Waxman_EvanOn June 26, 2013, a New York Appellate Court upheld the constitutionality of the New York State Metropolitan Commuter Transportation Mobility Tax (“MCTMT”), also known as the Mobility Tax (Mangano v. Silver, Appellate Division of the Supreme Court of New York, Second Dept. Nos 2012-09463 and 2012-09991 (6/26/13) (2013 NY Slip Op. 04783).

The MCTMT was originally ruled unconstitutional by the lower court in August 2012 after four unsuccessful challenges on the grounds that the MCTMT violated the state constitution by virtue of the fact that the law changed the tax policies of specific municipalities and did not serve a substantial state interest.  The Appellate Court overturned this decision on Wednesday in favor of the New York State Legislature holding that the MCTMT is a special law of importance to the entire state; therefore the law did not require meeting the provisionary home rule powers of local government.

Enacted in 2009 under Article 23 of the Tax Law, the purpose of the MCTMT is to provide a stable and reliable funding source to aid in the preservation, development, and operation of the State’s transportation system.  The MTA currently serves all five boroughs of New York City, as well as Dutchess, Nassau, Orange, Putnam, Rockland, Suffolk, and Westchester counties.  According to MTA spokesman Aaron Donovan, the annual tax revenue is approximately $1.2 billion. On a quarterly basis, employers and self-employed taxpayers are required to remit their share of the MCTMT based on a tax rate ranging from of 0.11% to 0.34%, subject to certain wage and income thresholds.

Following the release of the New York Supreme Court decision in August 2012, Mangano v. Silver, No. 14444/10 (N.Y. App. Div. 8/22/12), supporters of the tax, including public-transportation-advocacy groups, feared negative effects of the state economy and called on the Governor’s Office to cover any shortfall if the decision was not reversed.

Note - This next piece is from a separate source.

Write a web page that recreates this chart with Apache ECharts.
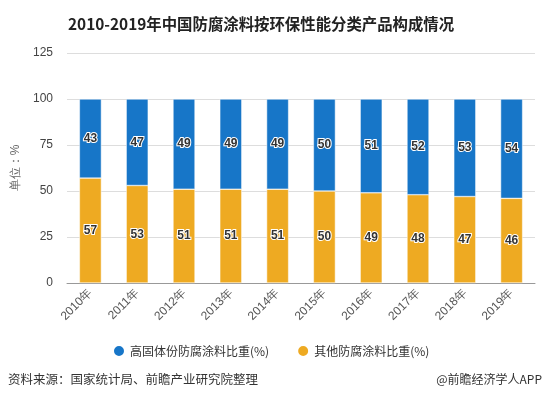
<!DOCTYPE html>
<html><head><meta charset="utf-8">
<script src="https://cdn.jsdelivr.net/npm/echarts@6/dist/echarts.min.js"></script>
<style>html,body{margin:0;padding:0;background:#fff;}#c{width:550px;height:409px;}</style>
</head><body><div id="c"></div>
<script>
const categories = ['2010年','2011年','2012年','2013年','2014年','2015年','2016年','2017年','2018年','2019年'];
const highSolid = [43,47,49,49,49,50,51,52,53,54];
const others = [57,53,51,51,51,50,49,48,47,46];
const seriesNames = ['高固体份防腐涂料比重(%)','其他防腐涂料比重(%)'];
const yTicks = [0,25,50,75,100,125];

const chart = echarts.init(document.getElementById('c'));
const labelStyle = {show:true, position:'inside', color:'#333', fontWeight:'bold', fontSize:12,
  fontFamily:'Arial, "Liberation Sans", sans-serif', textBorderColor:'#fff', textBorderWidth:2};
chart.setOption({
  backgroundColor:'#fff',
  animation:false,
  title:{text:'2010-2019年中国防腐涂料按环保性能分类产品构成情况', left:63, top:11,
    textStyle:{fontSize:15.4, fontWeight:'bold', color:'#222', fontFamily:'"Noto Sans CJK SC", sans-serif'}},
  legend:{data:seriesNames, bottom:46, left:107, icon:'circle', itemWidth:12, itemHeight:12, itemGap:27,
    textStyle:{fontSize:12, color:'#333', fontFamily:'"Noto Sans CJK SC", sans-serif'}},
  grid:{left:67, right:15, top:53, bottom:126},
  xAxis:{type:'category', data:categories,
    axisLine:{lineStyle:{color:'#999'}}, axisTick:{alignWithLabel:true, lineStyle:{color:'#999'}},
    axisLabel:{rotate:45, color:'#555', fontSize:12, margin:8}},
  yAxis:{type:'value', min:yTicks[0], max:yTicks[yTicks.length-1], interval:25,
    name:'单位：%', nameLocation:'middle', nameGap:44, nameRotate:90,
    nameTextStyle:{color:'#666', fontSize:12},
    axisLine:{show:false}, axisTick:{show:false},
    axisLabel:{color:'#444', fontSize:12, margin:14},
    splitLine:{lineStyle:{color:'#ddd'}}},
  series:[
    {name:seriesNames[1], type:'bar', stack:'a', data:others, barWidth:22,
      itemStyle:{color:'#eeaa22', borderColor:'#fff', borderWidth:0.5}, label:labelStyle},
    {name:seriesNames[0], type:'bar', stack:'a', data:highSolid, barWidth:22,
      itemStyle:{color:'#1776c8', borderColor:'#fff', borderWidth:0.5}, label:labelStyle}
  ],
  graphic:[
    {type:'text', left:8, top:373, style:{text:'资料来源：国家统计局、前瞻产业研究院整理', fontSize:12.5, fill:'#333', fontFamily:'"Noto Sans CJK SC", sans-serif'}},
    {type:'text', right:8, top:373, style:{text:'@前瞻经济学人APP', fontSize:12, fill:'#333', fontFamily:'"Noto Sans CJK SC", sans-serif'}}
  ]
});
</script></body></html>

The State contended that the court’s decision would be overturned and advised taxpayers who had been paying this tax to continue to pay the tax and file the required returns until the State’s appeal was heard.  Taxpayers were advised to file protective refund claims pending the resolution of this case for purposes of extending the window of time to claim refunds under the statutory time frame (generally three years from the time of filing).

For all taxpayers who have filed protective claims with New York State, the claims will remain in effect pending any further litigation in the matter.  Despite an uphill battle to eliminate the tax, the county executives are expected to try to appeal the Appellate Division’s ruling to the New York State Court of Appeals.